Maurice CARÊME, Le martyre d’un supporter, postface de Denis Saint-Amand, Impressions nouvelles, coll. « Espace Nord », 2019, 180 p., 8,5 €, ISBN : 978-2875684219
Quand il publie Le martyre d’un supporter en 1928 à la Renaissance du Livre, Maurice Carême n’a pas encore trente ans et il est loin d’être le poète que psalmodieront, par cœur – sinon à contrecoeur – des générations d’écoliers sages. C’est dire si faire figurer un tel titre dans la collection patrimoniale Espace Nord est une gageure, et presque une provocation que de le préférer à l’étrange Médua, connu d’un happy few à peine plus étendu, mais qui présente au moins l’intérêt de se rattacher au courant du réalisme magique.
Et pourquoi pas, après tout ? Depuis quand un roman dépourvu de sophistication narrative ou stylistique, se lisant avec facilité et plaisir, ne pourrait-il être pris au sérieux ? En quoi l’histoire d’un bon père de famille répondant au nom ventru de Prosper Goffineau et que sa passion du foot déclasse socialement et ruine physiquement – en quoi un tel sujet ne serait-il pas un drame profondément humain ?

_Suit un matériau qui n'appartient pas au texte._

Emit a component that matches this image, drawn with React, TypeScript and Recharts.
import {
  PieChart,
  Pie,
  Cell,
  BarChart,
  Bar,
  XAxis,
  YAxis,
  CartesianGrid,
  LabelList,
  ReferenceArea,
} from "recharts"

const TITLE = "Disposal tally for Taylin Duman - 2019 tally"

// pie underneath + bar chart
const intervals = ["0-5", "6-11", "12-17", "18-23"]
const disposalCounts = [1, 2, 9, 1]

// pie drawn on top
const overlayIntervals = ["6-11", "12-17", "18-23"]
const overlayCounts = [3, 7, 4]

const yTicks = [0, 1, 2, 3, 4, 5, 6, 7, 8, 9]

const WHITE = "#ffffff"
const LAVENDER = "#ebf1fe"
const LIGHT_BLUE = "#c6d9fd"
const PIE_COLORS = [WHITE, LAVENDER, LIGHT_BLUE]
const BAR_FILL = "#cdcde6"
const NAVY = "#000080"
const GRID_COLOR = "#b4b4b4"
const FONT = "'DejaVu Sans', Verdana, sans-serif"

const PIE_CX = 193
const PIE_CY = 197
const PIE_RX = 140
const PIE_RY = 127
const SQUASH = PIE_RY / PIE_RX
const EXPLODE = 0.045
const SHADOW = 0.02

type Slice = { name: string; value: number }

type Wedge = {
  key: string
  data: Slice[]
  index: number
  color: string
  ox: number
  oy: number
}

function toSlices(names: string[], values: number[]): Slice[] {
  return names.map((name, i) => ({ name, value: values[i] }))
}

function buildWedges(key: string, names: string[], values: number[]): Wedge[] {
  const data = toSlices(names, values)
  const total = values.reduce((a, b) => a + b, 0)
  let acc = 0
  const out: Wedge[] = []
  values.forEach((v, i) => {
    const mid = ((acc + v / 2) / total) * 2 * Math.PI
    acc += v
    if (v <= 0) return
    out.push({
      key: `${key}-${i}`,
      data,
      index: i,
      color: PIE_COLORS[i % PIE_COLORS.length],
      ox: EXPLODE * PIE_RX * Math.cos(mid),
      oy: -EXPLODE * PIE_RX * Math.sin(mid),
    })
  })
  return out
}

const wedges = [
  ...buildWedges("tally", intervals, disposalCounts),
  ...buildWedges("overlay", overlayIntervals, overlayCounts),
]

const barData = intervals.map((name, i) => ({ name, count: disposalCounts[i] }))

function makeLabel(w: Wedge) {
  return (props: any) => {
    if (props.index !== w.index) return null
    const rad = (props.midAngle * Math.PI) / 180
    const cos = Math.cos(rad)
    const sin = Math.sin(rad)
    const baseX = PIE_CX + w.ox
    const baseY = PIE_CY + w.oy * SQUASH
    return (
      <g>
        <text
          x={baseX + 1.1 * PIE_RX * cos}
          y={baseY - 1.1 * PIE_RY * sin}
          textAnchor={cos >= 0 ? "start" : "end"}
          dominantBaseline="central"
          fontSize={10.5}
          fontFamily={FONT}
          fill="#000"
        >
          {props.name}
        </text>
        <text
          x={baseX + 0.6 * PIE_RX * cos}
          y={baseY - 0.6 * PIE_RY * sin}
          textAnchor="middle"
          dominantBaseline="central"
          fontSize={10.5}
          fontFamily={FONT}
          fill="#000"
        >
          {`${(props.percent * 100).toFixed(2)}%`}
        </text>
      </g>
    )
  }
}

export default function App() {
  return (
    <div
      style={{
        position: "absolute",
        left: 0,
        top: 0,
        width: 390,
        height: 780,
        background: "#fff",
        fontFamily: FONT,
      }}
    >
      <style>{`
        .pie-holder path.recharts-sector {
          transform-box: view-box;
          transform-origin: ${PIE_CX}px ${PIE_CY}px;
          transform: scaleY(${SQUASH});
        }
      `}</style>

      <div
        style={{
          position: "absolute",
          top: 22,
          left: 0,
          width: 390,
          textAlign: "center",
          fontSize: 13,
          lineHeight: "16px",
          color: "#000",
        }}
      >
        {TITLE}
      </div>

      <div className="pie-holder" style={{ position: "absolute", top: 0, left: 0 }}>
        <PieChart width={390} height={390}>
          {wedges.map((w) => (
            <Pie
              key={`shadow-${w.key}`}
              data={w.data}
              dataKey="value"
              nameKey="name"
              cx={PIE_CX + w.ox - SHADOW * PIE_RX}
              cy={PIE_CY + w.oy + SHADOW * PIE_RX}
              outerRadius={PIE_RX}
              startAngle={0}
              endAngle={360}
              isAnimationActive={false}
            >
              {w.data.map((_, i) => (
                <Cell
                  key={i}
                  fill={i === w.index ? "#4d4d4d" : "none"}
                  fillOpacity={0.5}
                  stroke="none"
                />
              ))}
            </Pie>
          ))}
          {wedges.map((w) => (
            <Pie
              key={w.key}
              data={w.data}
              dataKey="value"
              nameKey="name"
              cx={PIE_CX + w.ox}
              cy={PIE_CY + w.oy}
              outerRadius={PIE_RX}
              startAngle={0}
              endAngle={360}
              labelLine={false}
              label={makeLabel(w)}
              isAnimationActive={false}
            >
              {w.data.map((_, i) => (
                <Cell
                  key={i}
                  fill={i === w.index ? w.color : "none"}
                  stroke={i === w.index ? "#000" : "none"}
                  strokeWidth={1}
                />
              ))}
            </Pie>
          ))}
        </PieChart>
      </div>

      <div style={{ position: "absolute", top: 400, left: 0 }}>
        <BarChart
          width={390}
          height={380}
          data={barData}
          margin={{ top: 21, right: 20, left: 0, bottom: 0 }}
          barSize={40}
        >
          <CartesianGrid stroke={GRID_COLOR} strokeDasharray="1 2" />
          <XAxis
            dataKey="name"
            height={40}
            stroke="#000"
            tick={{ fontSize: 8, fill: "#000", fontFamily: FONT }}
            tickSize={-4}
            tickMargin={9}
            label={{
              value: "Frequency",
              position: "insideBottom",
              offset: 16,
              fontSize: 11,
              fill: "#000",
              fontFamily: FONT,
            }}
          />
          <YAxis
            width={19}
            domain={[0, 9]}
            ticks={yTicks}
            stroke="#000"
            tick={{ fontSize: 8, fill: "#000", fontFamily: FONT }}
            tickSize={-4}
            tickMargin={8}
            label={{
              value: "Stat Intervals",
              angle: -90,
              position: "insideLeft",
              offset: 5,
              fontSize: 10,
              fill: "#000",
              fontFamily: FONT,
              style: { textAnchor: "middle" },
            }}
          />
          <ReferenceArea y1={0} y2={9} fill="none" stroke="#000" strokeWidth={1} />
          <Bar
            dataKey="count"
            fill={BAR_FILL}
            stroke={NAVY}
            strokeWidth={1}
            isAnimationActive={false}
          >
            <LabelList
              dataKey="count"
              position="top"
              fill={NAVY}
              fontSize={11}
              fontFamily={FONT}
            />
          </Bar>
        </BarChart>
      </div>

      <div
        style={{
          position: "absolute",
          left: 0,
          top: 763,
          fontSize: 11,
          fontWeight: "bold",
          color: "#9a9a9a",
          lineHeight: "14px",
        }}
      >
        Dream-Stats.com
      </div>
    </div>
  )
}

Le martyre d’un supporter réserve bien des déconvenues au critique enjoué à l’idée de se faire les dents sur les os blanchis du père Carême. L’écriture n’en est légère que parce qu’en pointe sèche, et la révolte qui étouffe le personnage de Goffineau est perceptible à chaque page. Pour cet homme malheureux en ménage, timoré face au duo – pas tyrannique, non, mais contrariant – que composent sa femme et sa fille, le football procure une ivresse jamais vécue. Qu’importe au fond la victoire ou la défaite du bien aimé Sporting Club Anderlecht, l’essentiel est l’intensité que procurent chaque goal encaissé ou marqué, chaque approche de la lucarne, chaque shot. Et puis, il y a les copains, avec qui on s’engueule à propos des performances de tel joueur ou de tel carton brandi par l’arbitre, avant de se réconcilier pour la vie, soit jusqu’au prochain match, « croix de bière, si je mens… »

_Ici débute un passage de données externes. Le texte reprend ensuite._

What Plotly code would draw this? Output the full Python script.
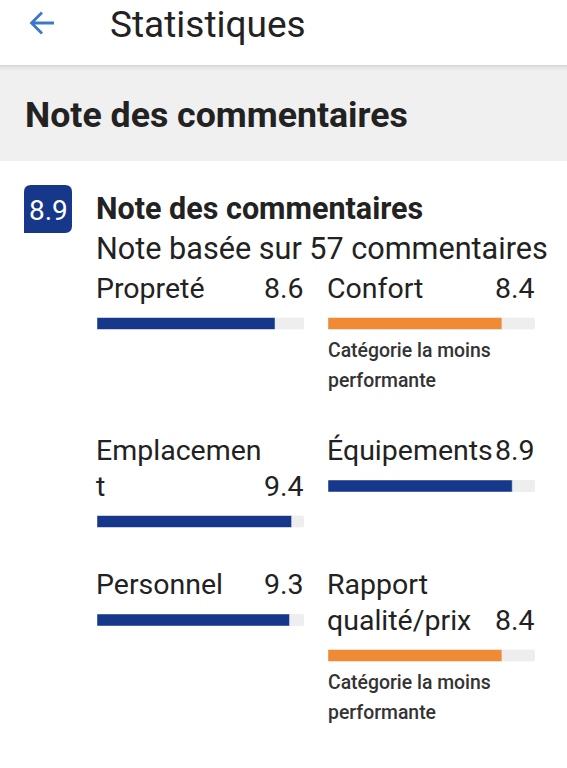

La révolte contre l’univers étriqué dans lequel il évolue amène Goffineau à vivre une descente solitaire et sordide dans un enfer aux murs tout tendus de mauve et saturé de chants virils. Sa femme Octavie, qui l’a quitté au lendemain d’un retour de beuverie où il a fait mine de l’étrangler, se laisse subjuguer par les secours du spiritisme. Sa fille Angélique perd vertu et jeunesse avec des hommes qu’elle idéalise, au fil d’amourettes toujours plus déceptives. Et voilà la véritable révélation de ce roman : dans l’évocation des tourments intérieurs de ses personnages, Maurice Carême s’avère redoutablement subversif et juste. Avec une sobriété biseautée, il suggère le coït brutal, la violence, la frustration, la haine, la douleur que cause la perte de l’autre et de soi. Au moment où il pourrait aller trop loin, il dribble habilement pour céder la place à la plus éloquente des figures rhétoriques : l’ellipse.

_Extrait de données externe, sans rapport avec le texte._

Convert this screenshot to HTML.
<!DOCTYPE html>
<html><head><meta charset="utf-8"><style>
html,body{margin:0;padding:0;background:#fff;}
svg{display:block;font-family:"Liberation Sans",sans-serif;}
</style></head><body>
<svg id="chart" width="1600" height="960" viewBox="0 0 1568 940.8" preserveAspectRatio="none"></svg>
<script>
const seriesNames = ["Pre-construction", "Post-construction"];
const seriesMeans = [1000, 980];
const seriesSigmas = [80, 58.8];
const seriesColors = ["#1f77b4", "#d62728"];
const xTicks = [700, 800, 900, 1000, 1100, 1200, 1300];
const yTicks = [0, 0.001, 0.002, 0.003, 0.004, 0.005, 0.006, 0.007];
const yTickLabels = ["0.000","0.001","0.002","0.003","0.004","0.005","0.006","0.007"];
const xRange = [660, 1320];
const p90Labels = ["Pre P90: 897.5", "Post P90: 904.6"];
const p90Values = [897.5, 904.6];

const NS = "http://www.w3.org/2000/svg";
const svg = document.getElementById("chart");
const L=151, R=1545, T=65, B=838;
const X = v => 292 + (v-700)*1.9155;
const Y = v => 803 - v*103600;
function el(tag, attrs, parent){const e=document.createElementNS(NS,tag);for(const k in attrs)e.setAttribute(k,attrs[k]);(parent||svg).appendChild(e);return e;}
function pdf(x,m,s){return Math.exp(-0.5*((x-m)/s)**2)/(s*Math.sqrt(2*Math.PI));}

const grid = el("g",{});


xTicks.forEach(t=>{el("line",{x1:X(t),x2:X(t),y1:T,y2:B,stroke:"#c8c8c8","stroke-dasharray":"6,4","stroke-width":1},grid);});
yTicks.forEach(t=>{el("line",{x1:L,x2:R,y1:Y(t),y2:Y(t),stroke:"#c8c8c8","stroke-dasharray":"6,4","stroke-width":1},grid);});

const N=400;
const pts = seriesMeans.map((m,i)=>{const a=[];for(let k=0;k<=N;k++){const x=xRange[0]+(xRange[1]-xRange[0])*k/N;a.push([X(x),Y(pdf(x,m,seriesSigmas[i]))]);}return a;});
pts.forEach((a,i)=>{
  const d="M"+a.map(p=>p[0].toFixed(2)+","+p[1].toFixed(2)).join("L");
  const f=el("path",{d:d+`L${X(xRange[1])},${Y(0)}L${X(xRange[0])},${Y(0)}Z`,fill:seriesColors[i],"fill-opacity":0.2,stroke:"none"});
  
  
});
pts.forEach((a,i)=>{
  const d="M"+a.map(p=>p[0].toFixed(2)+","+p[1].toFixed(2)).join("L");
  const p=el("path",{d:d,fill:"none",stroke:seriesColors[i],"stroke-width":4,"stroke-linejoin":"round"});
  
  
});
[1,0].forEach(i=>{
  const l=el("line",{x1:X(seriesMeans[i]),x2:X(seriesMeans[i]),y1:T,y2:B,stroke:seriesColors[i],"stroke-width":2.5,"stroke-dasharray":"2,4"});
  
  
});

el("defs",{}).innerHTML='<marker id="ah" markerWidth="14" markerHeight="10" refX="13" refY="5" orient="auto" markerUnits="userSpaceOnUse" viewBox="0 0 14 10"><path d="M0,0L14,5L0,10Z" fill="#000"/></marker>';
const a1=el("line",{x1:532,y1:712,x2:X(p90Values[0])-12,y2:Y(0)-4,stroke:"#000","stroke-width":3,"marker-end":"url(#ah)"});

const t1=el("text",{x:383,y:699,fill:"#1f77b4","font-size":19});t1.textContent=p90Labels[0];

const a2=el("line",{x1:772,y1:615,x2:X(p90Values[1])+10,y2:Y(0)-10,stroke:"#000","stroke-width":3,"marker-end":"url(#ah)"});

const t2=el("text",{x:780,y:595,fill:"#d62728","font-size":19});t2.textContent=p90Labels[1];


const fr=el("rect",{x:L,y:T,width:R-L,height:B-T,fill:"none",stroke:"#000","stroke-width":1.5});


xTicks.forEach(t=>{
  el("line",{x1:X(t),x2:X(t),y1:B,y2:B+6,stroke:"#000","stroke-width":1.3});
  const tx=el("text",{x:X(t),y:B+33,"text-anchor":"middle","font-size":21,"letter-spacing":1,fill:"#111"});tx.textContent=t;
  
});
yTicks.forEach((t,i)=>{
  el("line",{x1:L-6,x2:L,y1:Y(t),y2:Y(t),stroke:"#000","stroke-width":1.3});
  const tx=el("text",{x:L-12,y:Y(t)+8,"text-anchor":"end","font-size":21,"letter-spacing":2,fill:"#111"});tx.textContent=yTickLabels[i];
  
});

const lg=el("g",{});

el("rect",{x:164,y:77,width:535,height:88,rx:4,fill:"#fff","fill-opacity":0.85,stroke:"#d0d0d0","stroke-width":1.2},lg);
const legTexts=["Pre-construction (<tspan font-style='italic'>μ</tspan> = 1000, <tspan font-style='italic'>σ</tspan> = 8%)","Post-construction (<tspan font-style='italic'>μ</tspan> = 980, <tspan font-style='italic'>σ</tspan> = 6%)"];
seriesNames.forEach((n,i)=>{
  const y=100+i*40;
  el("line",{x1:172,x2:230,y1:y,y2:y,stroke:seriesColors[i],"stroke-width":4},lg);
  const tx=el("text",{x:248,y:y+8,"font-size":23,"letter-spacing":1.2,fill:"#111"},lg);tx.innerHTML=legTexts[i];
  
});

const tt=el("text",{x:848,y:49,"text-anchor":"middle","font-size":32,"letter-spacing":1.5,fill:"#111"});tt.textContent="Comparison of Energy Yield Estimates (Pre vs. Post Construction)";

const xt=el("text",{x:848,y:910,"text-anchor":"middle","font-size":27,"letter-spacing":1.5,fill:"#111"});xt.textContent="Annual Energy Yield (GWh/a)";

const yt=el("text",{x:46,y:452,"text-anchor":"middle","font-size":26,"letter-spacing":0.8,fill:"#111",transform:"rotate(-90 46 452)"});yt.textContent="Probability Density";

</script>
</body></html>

À quand une monographie sérieuse sur Maurice Carême – qui permettrait par exemple de comprendre pourquoi il a dédié un livre si sombre « à mon père, supporter » ? Cet auteur que son rayonnement a contribué à opacifier fut, à l’avers, un poète doux au risque de la mièvrerie, unanimement reconnu ; au revers, un romancier rare et d’autant plus « dur ». L’adjectif s’impose tant Le martyre d’un supporter voisine avec l’art d’un Simenon à cerner le drame de « l’homme nu » auquel chacun de nous se résume. Que ce soit sous un costard cravate ou sous une vareuse aux couleurs de son club préféré.